▶ **Problem to solve**
Leave out the pictures, then reproduce the rest of the material exactly.

▶ **Source data**
+===+

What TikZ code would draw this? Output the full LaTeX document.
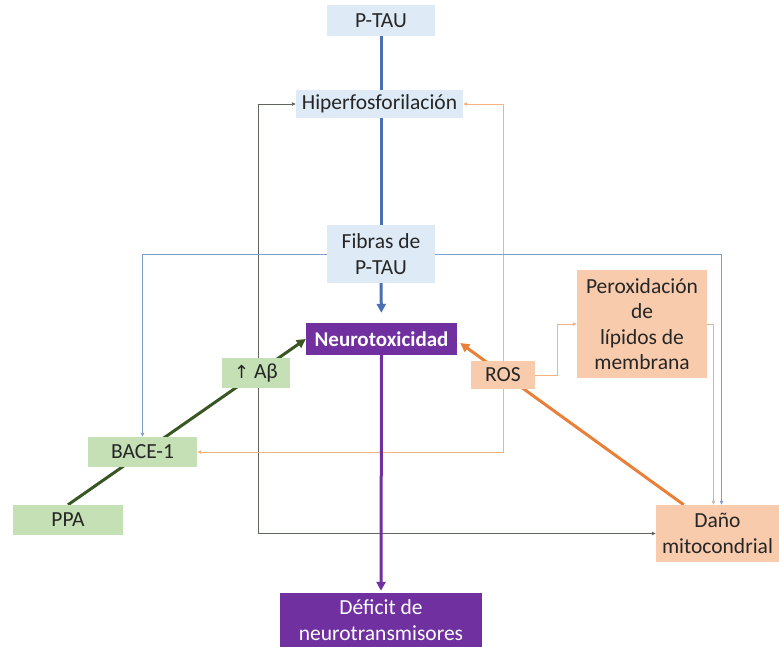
\documentclass[tikz,border=0pt]{standalone}
\usepackage{fontspec}
\setmainfont{Carlito}
\newfontfamily\symfont{DejaVu Sans}
\usetikzlibrary{arrows.meta,backgrounds}
\definecolor{lblue}{HTML}{DEEBF7}
\definecolor{dblue}{HTML}{4A70B4}
\definecolor{tblue}{HTML}{7F9FCF}
\definecolor{purp}{HTML}{7030A0}
\definecolor{lgreen}{HTML}{C5E0B4}
\definecolor{dgreen}{HTML}{385723}
\definecolor{lorange}{HTML}{F8CBAD}
\definecolor{dorange}{HTML}{E8803A}
\definecolor{torange}{HTML}{F4B183}
\definecolor{tgrey}{HTML}{5F665C}
\definecolor{tpale}{HTML}{CDB6A8}
\definecolor{txt}{HTML}{262626}
\begin{document}
\begin{tikzpicture}[x=1pt,y=-1pt,
  box/.style={inner sep=0pt, align=center, font=\fontsize{21.5}{25.5}\selectfont, text=txt},
  bluebox/.style={box, fill=lblue},
  greenbox/.style={box, fill=lgreen},
  orangebox/.style={box, fill=lorange},
  purplebox/.style={box, fill=purp, text=white},
  thickline/.style={line width=3pt},
  bigtip/.style={-{Triangle[length=9pt,width=9pt]}},
  thin/.style={line width=0.8pt},
  smalltip/.style={-{Triangle[length=4pt,width=3.5pt]}},
  bothtips/.style={{Triangle[length=4pt,width=3.5pt]}-{Triangle[length=4pt,width=3.5pt]}}
]
\useasboundingbox (0,0) rectangle (779,647);
% nodes
\node[bluebox, minimum width=108pt, minimum height=31pt] (ptau) at (381,20.5) {P-TAU};
\node[bluebox, minimum width=167pt, minimum height=28pt] (hip) at (379.5,104) {Hiperfosforilación};
\node[bluebox, minimum width=108pt, minimum height=58pt] (fib) at (381,254) {Fibras de\\P-TAU};
\node[purplebox, minimum width=151pt, minimum height=32pt, font=\fontsize{21}{25}\selectfont\bfseries] (neuro) at (381.5,339) {Neurotoxicidad};
\node[greenbox, minimum width=68pt, minimum height=30pt] (ab) at (256,373) {{\symfont\fontsize{18}{20}\selectfont ↑} Aβ};
\node[orangebox, minimum width=64pt, minimum height=28pt] (ros) at (503,375) {ROS};
\node[orangebox, minimum width=130pt, minimum height=108pt] (perox) at (642,324) {Peroxidación\\de\\lípidos de\\membrana};
\node[greenbox, minimum width=109pt, minimum height=30pt] (bace) at (142.5,452) {BACE-1};
\node[greenbox, minimum width=110pt, minimum height=30pt] (ppa) at (68,520) {PPA};
\node[orangebox, minimum width=123pt, minimum height=57pt] (dano) at (717.5,533.5) {Daño\\mitocondrial};
\node[purplebox, minimum width=202pt, minimum height=54pt] (def) at (381,620) {Déficit de\\neurotransmisores};
\coordinate (gx) at (258,0);
% connectors behind boxes
\begin{pgfonlayer}{background}
\draw[thin, tgrey, bothtips] (hip.west) -- (hip.west -| gx) -- (gx |- dano.west) -- (dano.west);
\draw[thin, torange, smalltip] (ros.north) |- (hip.east);
\draw[thin, torange, smalltip] (ros.south) |- (bace.east);
\draw[thin, torange, smalltip] (ros.east) -- ++(22,0) |- (perox.west);
\draw[thin, tpale, smalltip] (perox.east) -| ([xshift=-4pt]dano.north);
\draw[thin, tblue, smalltip] (fib.west) -| (bace.north);
\draw[thin, tblue, smalltip] (fib.east) -| ([xshift=4pt]dano.north);
\draw[thickline, dblue] (ptau.south) -- (fib.north);
\draw[thickline, dblue, bigtip, shorten >=10pt] (fib.south) -- (neuro.north);
\draw[thickline, purp, bigtip, shorten >=2pt] (neuro.south) -- (def.north);
\draw[thickline, dgreen, bigtip] (ppa.north) -- (neuro.west);
\draw[thickline, dorange, bigtip] ([xshift=28pt]dano.north west) -- ([xshift=3pt,yshift=-4pt]neuro.east);
\end{pgfonlayer}
\end{tikzpicture}
\end{document}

+===+

▶ **Answer for the task**
What TikZ code would draw this? Output the full LaTeX document.
\documentclass[tikz,border=0pt]{standalone}
\usepackage{fontspec}
\setmainfont{Carlito}
\newfontfamily\symfont{DejaVu Sans}
\usetikzlibrary{arrows.meta,backgrounds}
\definecolor{lblue}{HTML}{DEEBF7}
\definecolor{dblue}{HTML}{4A70B4}
\definecolor{tblue}{HTML}{7F9FCF}
\definecolor{purp}{HTML}{7030A0}
\definecolor{lgreen}{HTML}{C5E0B4}
\definecolor{dgreen}{HTML}{385723}
\definecolor{lorange}{HTML}{F8CBAD}
\definecolor{dorange}{HTML}{E8803A}
\definecolor{torange}{HTML}{F4B183}
\definecolor{tgrey}{HTML}{5F665C}
\definecolor{tpale}{HTML}{CDB6A8}
\definecolor{txt}{HTML}{262626}
\begin{document}
\begin{tikzpicture}[x=1pt,y=-1pt,
  box/.style={inner sep=0pt, align=center, font=\fontsize{21.5}{25.5}\selectfont, text=txt},
  bluebox/.style={box, fill=lblue},
  greenbox/.style={box, fill=lgreen},
  orangebox/.style={box, fill=lorange},
  purplebox/.style={box, fill=purp, text=white},
  thickline/.style={line width=3pt},
  bigtip/.style={-{Triangle[length=9pt,width=9pt]}},
  thin/.style={line width=0.8pt},
  smalltip/.style={-{Triangle[length=4pt,width=3.5pt]}},
  bothtips/.style={{Triangle[length=4pt,width=3.5pt]}-{Triangle[length=4pt,width=3.5pt]}}
]
\useasboundingbox (0,0) rectangle (779,647);
% nodes
\node[bluebox, minimum width=108pt, minimum height=31pt] (ptau) at (381,20.5) {P-TAU};
\node[bluebox, minimum width=167pt, minimum height=28pt] (hip) at (379.5,104) {Hiperfosforilación};
\node[bluebox, minimum width=108pt, minimum height=58pt] (fib) at (381,254) {Fibras de\\P-TAU};
\node[purplebox, minimum width=151pt, minimum height=32pt, font=\fontsize{21}{25}\selectfont\bfseries] (neuro) at (381.5,339) {Neurotoxicidad};
\node[greenbox, minimum width=68pt, minimum height=30pt] (ab) at (256,373) {{\symfont\fontsize{18}{20}\selectfont ↑} Aβ};
\node[orangebox, minimum width=64pt, minimum height=28pt] (ros) at (503,375) {ROS};
\node[orangebox, minimum width=130pt, minimum height=108pt] (perox) at (642,324) {Peroxidación\\de\\lípidos de\\membrana};
\node[greenbox, minimum width=109pt, minimum height=30pt] (bace) at (142.5,452) {BACE-1};
\node[greenbox, minimum width=110pt, minimum height=30pt] (ppa) at (68,520) {PPA};
\node[orangebox, minimum width=123pt, minimum height=57pt] (dano) at (717.5,533.5) {Daño\\mitocondrial};
\node[purplebox, minimum width=202pt, minimum height=54pt] (def) at (381,620) {Déficit de\\neurotransmisores};
\coordinate (gx) at (258,0);
% connectors behind boxes
\begin{pgfonlayer}{background}
\draw[thin, tgrey, bothtips] (hip.west) -- (hip.west -| gx) -- (gx |- dano.west) -- (dano.west);
\draw[thin, torange, smalltip] (ros.north) |- (hip.east);
\draw[thin, torange, smalltip] (ros.south) |- (bace.east);
\draw[thin, torange, smalltip] (ros.east) -- ++(22,0) |- (perox.west);
\draw[thin, tpale, smalltip] (perox.east) -| ([xshift=-4pt]dano.north);
\draw[thin, tblue, smalltip] (fib.west) -| (bace.north);
\draw[thin, tblue, smalltip] (fib.east) -| ([xshift=4pt]dano.north);
\draw[thickline, dblue] (ptau.south) -- (fib.north);
\draw[thickline, dblue, bigtip, shorten >=10pt] (fib.south) -- (neuro.north);
\draw[thickline, purp, bigtip, shorten >=2pt] (neuro.south) -- (def.north);
\draw[thickline, dgreen, bigtip] (ppa.north) -- (neuro.west);
\draw[thickline, dorange, bigtip] ([xshift=28pt]dano.north west) -- ([xshift=3pt,yshift=-4pt]neuro.east);
\end{pgfonlayer}
\end{tikzpicture}
\end{document}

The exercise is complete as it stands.